It’s not often that I read books by the same author one after the other
but I enjoyed Gilbert Adair’s The Act Of Roger Murgatroyd so
much that the only logical thing to do was dive straight into its sequel - and
second book in the Evadne Mount trilogy - A Mysterious Affair Of Style (2007).
I was hoping for more of the same, a murder mystery with a postmodern twist,
and, in this, it delivered, although I was left feeling that I’d read it too
soon after The Act Of Roger Murgatroyd, and this put it firmly in
the shadow of its predecessor.
Where the action of the first novel took place within the claustrophobic
environs of ffolkes Manor, A Mysterious Affair Of Style shifts
to London, notably a film studio, in the 1940s. As expected, references to the
golden age of crime fiction are there and, given Adair’s passion for cinema,
are coupled with plenty of jokes (and in-jokes) pertinent to the film industry
that generally work, although a few soon become tiring such as the ongoing
confusion over the roles of director and producer.
It’s ten years since Evadne Mount solved the case at ffolkes Manor and,
as Chief Inspector Trubshawe, formerly of Scotland Yard, notes when they bump
into each other at the Ritz, recognising each other instantly as, in a nod to
Agatha Christie, who never let Poirot grow old, “It’s almost as though time
stood still”. From here these two old partners in (solving) crime renew their
friendship and it’s only a matter of time before Mount’s actress friend, Cora
Rutherford, is inviting them to watch her on the set of Alastair Farjeon’s (a
thinly disguised Hitchcock) new film, If Ever They Find Me Dead.
Fittingly Farjeon has been found dead and his assistant is in control of
the new film. As it is, the production is skating on thin ice and all it
doesn’t need is more tragedy striking, which is exactly what happens when the
aforementioned actress drops dead during filming. Now, while there are plenty
of suspects for Mount and Trubshawe to bring to task for the murder, none of
them have a motive. And the stakes get higher when the elderly couple challenge
each other in the solving of the case with some drastic forfeits should either
lose.
A Mysterious Affair Of Style hobbles along
on its own momentum, pausing for long dialogues and passages on the nature of
whodunits, throwing in all manner of jokes literary and cinematic, obvious and
obscure. For examples. Mount’s favourite exclamation - “Great Scott-Moncrieff!”

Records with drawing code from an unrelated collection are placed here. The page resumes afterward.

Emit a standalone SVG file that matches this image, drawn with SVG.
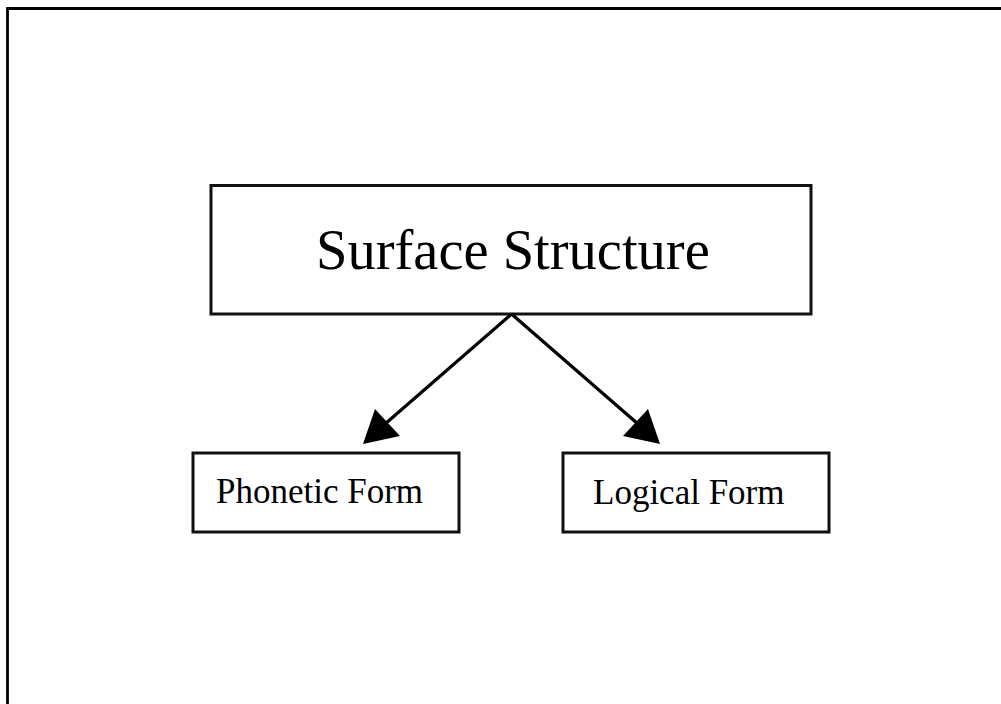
<svg xmlns="http://www.w3.org/2000/svg" width="1001" height="704" viewBox="0 0 1001 704">
<style>
.box{fill:#fff;stroke:#111;stroke-width:3}
.lbl{font-family:"Liberation Serif","Times New Roman",serif;fill:#000}
.conn{stroke:#000;stroke-width:3.2;fill:none}
</style>
<rect width="1001" height="704" fill="#fff"/>
<path d="M7.5,704 V8.5 H1001" fill="none" stroke="#000" stroke-width="2.8"/>
<g id="surface">
<rect class="box" x="211" y="185.5" width="600" height="128.5"/>
<text class="lbl" x="316" y="269" font-size="56.5">Surface Structure</text>
</g>
<g id="phonetic">
<rect class="box" x="193" y="453" width="266" height="79"/>
<text class="lbl" x="216" y="503" font-size="35">Phonetic Form</text>
</g>
<g id="logical">
<rect class="box" x="563" y="453" width="266" height="79"/>
<text class="lbl" x="593" y="504" font-size="35">Logical Form</text>
</g>
<g id="connectors">
<line class="conn" x1="511.5" y1="314" x2="385" y2="424"/>
<polygon points="363,444 375,409 400,436" fill="#000"/>
<line class="conn" x1="511.5" y1="314" x2="638" y2="424"/>
<polygon points="660,444 648,409 623,436" fill="#000"/>
</g>
</svg>
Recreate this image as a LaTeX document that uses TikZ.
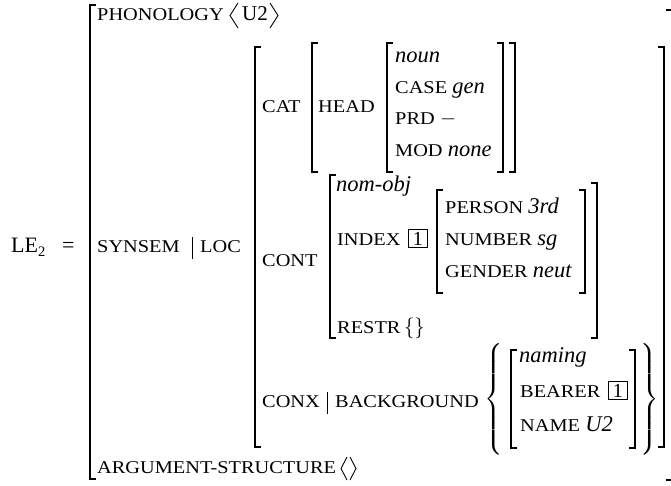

- is a reference to the translation award Adair won for bringing Perec’s La
Disparition to English as A Void. Whereas a film titled An American In
Plaster-of-Paris is bordering on groanworthy. Regardless, it’s all playful,
even if it doesn’t alway pay off.
For a murder mystery there’s not much sleuthing either, Mount eschewing
logical methods and instead trusting the intuition of her itchy bottom. But, as
murder mysteries go, A Mysterious Affair Of Style doesn’t quite deliver and
this may be because, as in Mount’s words, referring to one of her less
successful novels, “it’s too clever for its own good. It’s what you might call
clever-clever, which sounds twice as clever as clever itself but is actually
only half.” This is certainly true of the conclusion which don’t really hit as
hard as Mount’s formula for crime writing:
“When the revelations come tumbling out one after the other, the impact
on the reader has got to be instantaneous. They’ve got to hit you - practically
smack you - in the face.”
While it’s a readable, playful book - trademark Adair, then - it is
capable of instigating the occasional smirk at its knowing humour and
references, but as a whole it doesn’t really deliver. There may be more to it,
as deliberate spelling errors - missing letters, additional letters - can be
found at many points. To my mind the mysterious affair of style, aside from
that within the novel, is the notion that Adair is emulating Mount’s style and
the errors may hint that something is not quite right, and if so, then, through
his main character, the author throws one last knowing wink to the reader:
“My publishers, my readers, my critics - well, most of them,” she
qualified, not quite suppressing an embryonic snarl - “they all tell me that my
latest book, whichever it happens to be, is wonderful, is terrific, is the
finest so far, though we all know it’s a dud.”